Karnataka: In a drought, the best thing to do? Get into a poll campaign!
It’s an election sans the usual trappings-autorickshaws running around with loudspeakers calling out to voters and flex boards dotting prominent landmarks. But the future of the candidates is being decided over cups of tea in the towns and villages of Nanjangud.
While roadside tea stalls are seeing heated discussions over cups of tea and smoking of beedies, the bars too have become "addas " of political debate that go on late into the night till the people are forcibly evicted by the police much after the official closure time. For many villagers the campaign and the bypoll is a diversion from the real troubles of the drought that has made their lives a misery for the last four years and they are eagerly embracing it, endlessly discussing the possibilities and the politics of the candidates at the roadside tea stall and bars.

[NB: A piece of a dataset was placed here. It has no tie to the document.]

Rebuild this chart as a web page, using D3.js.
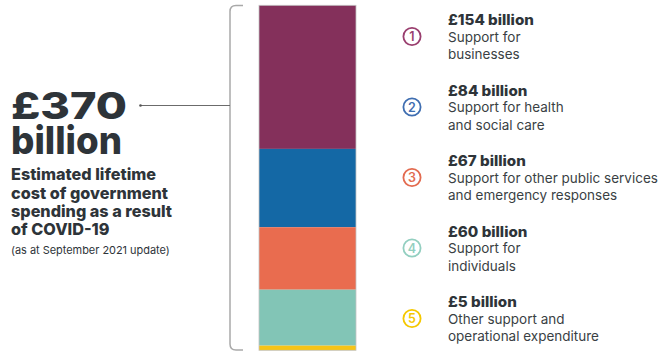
<!DOCTYPE html>
<html>
<head>
<meta charset="utf-8">
<script src="https://cdn.jsdelivr.net/npm/d3@7"></script>
<style>
html,body{margin:0;padding:0;background:#fff;}
svg{display:block;}
text{font-family:"Inter","Open Sans",sans-serif;fill:#2e3439;}
</style>
</head>
<body>
<svg id="chart" width="667" height="356"></svg>
<script>
const categories = ["Support for businesses","Support for health and social care","Support for other public services and emergency responses","Support for individuals","Other support and operational expenditure"];
const values = [154, 84, 67, 60, 5];
const valueLabels = ["£154 billion","£84 billion","£67 billion","£60 billion","£5 billion"];
const descLines = [["Support for","businesses"],["Support for health","and social care"],["Support for other public services","and emergency responses"],["Support for","individuals"],["Other support and","operational expenditure"]];
const barColors = ["#84305b","#1468a5","#e96c4f","#82c5b6","#f6c416"];
const circleColors = ["#9a3f6f","#3f6eb1","#e36b50","#93cfc0","#f5c800"];
const totalLabel = "£370";
const totalUnit = "billion";
const subtitleLines = ["Estimated lifetime","cost of government","spending as a result","of COVID-19"];
const noteText = "(as at September 2021 update)";

const svg = d3.select("#chart");
const total = d3.sum(values);
const y = d3.scaleLinear().domain([0, total]).range([5.3, 350.3]);
const stack = [];
let acc = 0;
values.forEach((v,i)=>{stack.push({i, v, y0: acc, y1: acc+v}); acc+=v;});

// stretch a group horizontally so that a reference text reaches a target width
function stretch(g, refNode, target, x0){
  const w = refNode.getComputedTextLength();
  const sx = target / w;
  g.attr("transform", `translate(${x0},0) scale(${sx},1) translate(${-x0},0)`);
}

// bar
svg.append("g").selectAll("rect").data(stack).join("rect")
  .attr("x", 259).attr("width", 97)
  .attr("y", d=>y(d.y0)).attr("height", d=>y(d.y1)-y(d.y0))
  .attr("fill", d=>barColors[d.i]);
svg.append("rect").attr("x",259).attr("y",y(0)).attr("width",97).attr("height",y(total)-y(0))
  .attr("fill","none").attr("stroke","#c4c4c4").attr("stroke-width",0.8);

// bracket
const bt = y(0)+0.2, bb = y(total)-0.3;
svg.append("path")
  .attr("d", `M243,${bt} H236 Q230,${bt} 230,${bt+6} V${bb-6} Q230,${bb} 236,${bb} H243`)
  .attr("fill","none").attr("stroke","#a9a9a9").attr("stroke-width",1.5);
// pointer
svg.append("line").attr("x1",140).attr("x2",230).attr("y1",105.5).attr("y2",105.5)
  .attr("stroke","#6b6b6b").attr("stroke-width",1);
svg.append("circle").attr("cx",140.5).attr("cy",105.5).attr("r",1.3).attr("fill","#555");

// left texts
const gBig1 = svg.append("g");
const big1 = gBig1.append("text").attr("x",11).attr("y",119.5).text(totalLabel)
  .style("font-size","37px").style("font-weight",800);
stretch(gBig1, big1.node(), 116, 11);
const gBig2 = svg.append("g");
const big2 = gBig2.append("text").attr("x",11).attr("y",154.5).text(totalUnit)
  .style("font-size","38px").style("font-weight",800);
stretch(gBig2, big2.node(), 111, 11);

const gSub = svg.append("g");
const subs = gSub.selectAll("text").data(subtitleLines).join("text")
  .attr("x",11).attr("y",(d,i)=>180.5+i*18.3).text(d=>d)
  .style("font-size","16.3px").style("font-weight",800);
stretch(gSub, subs.nodes()[2], 161, 11);

const gNote = svg.append("g");
const note = gNote.append("text").attr("x",11).attr("y",254.5).text(noteText)
  .style("font-size","11px");
stretch(gNote, note.node(), 159, 11);

// legend
const baseY = [25, 95.5, 166, 236.5, 307];
const lg = svg.append("g").selectAll("g").data(values).join("g")
  .attr("transform",(d,i)=>`translate(0,${baseY[i]})`);
lg.append("circle").attr("cx",412).attr("cy",11.5).attr("r",8.6)
  .attr("fill","none").attr("stroke",(d,i)=>circleColors[i]).attr("stroke-width",1.8);
lg.append("text").attr("x",412).attr("y",16).attr("text-anchor","middle")
  .text((d,i)=>i+1).style("font-size","12.5px").style("font-weight",600).style("fill",(d,i)=>circleColors[i]);
const gTitles = lg.append("g");
const titles = gTitles.append("text").attr("x",448).attr("y",0).text((d,i)=>valueLabels[i])
  .style("font-size","14.5px").style("font-weight",800);
const tw = titles.nodes()[0].getComputedTextLength();
gTitles.attr("transform", `translate(448,0) scale(${86/tw},1) translate(-448,0)`);
const gDesc = lg.append("g");
gDesc.each(function(d,i){
  d3.select(this).selectAll("text").data(descLines[i]).join("text")
    .attr("x",448).attr("y",(t,j)=>16.8+j*17.6).text(t=>t)
    .style("font-size","13.8px").style("fill","#3a3f44");
});
const refDesc = gDesc.nodes()[4].querySelectorAll("text")[1];
const dw = refDesc.getComputedTextLength();
gDesc.attr("transform", `translate(448,0) scale(${151/dw},1) translate(-448,0)`);
</script>
</body>
</html>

One hot topic of discussion is whether the bypoll is warranted with the state assembly elections due in March- April next year. Is all the expenditure worth it when the constituency has been reeling under a drought for four years and people trek long distances to fetch a pail of water, ask the farmers, pointing to their fields that have developed cracks and the dry Kapila river, that has left the taluk with a severe drinking water crisis.
"The bypoll may be a matter of prestige for Mr V Srinivasaprasad (the BJP candidate), but he could have stayed away from active politics without quitting the Congress when the assembly polls are so near," says a disgruntled farmer, Nagesh Kumar, of Hedathale village.
But despite their troubles, the people seldom talk of development in the taluk ,which is dominated by Dalits and Lingayats. Issue like the dwindling production of "Nanjangud rasabale", a rare kind of banana with a GI tag, that is grown in the taluk, are dwarfed by caste rivalry. "Unfortunately no one talks about development as caste dominates all elections," laments Shivakumar , a petty shopowner in Guluru village .
Besides debating the pros and cons of the bypoll, many farmers who have no work in the fields owing to the drought, have become part-time party workers, helping both the BJP and Congress campaign for their respective candidates for a sum of Rs 500 a day.
And with villagers also making their way in groups to the Congress and BJP offices in Nanjangud town to talk about various issues, the parties have begun serving them free lunches in the run-up to the poll that has been dominating their lives for the last few weeks.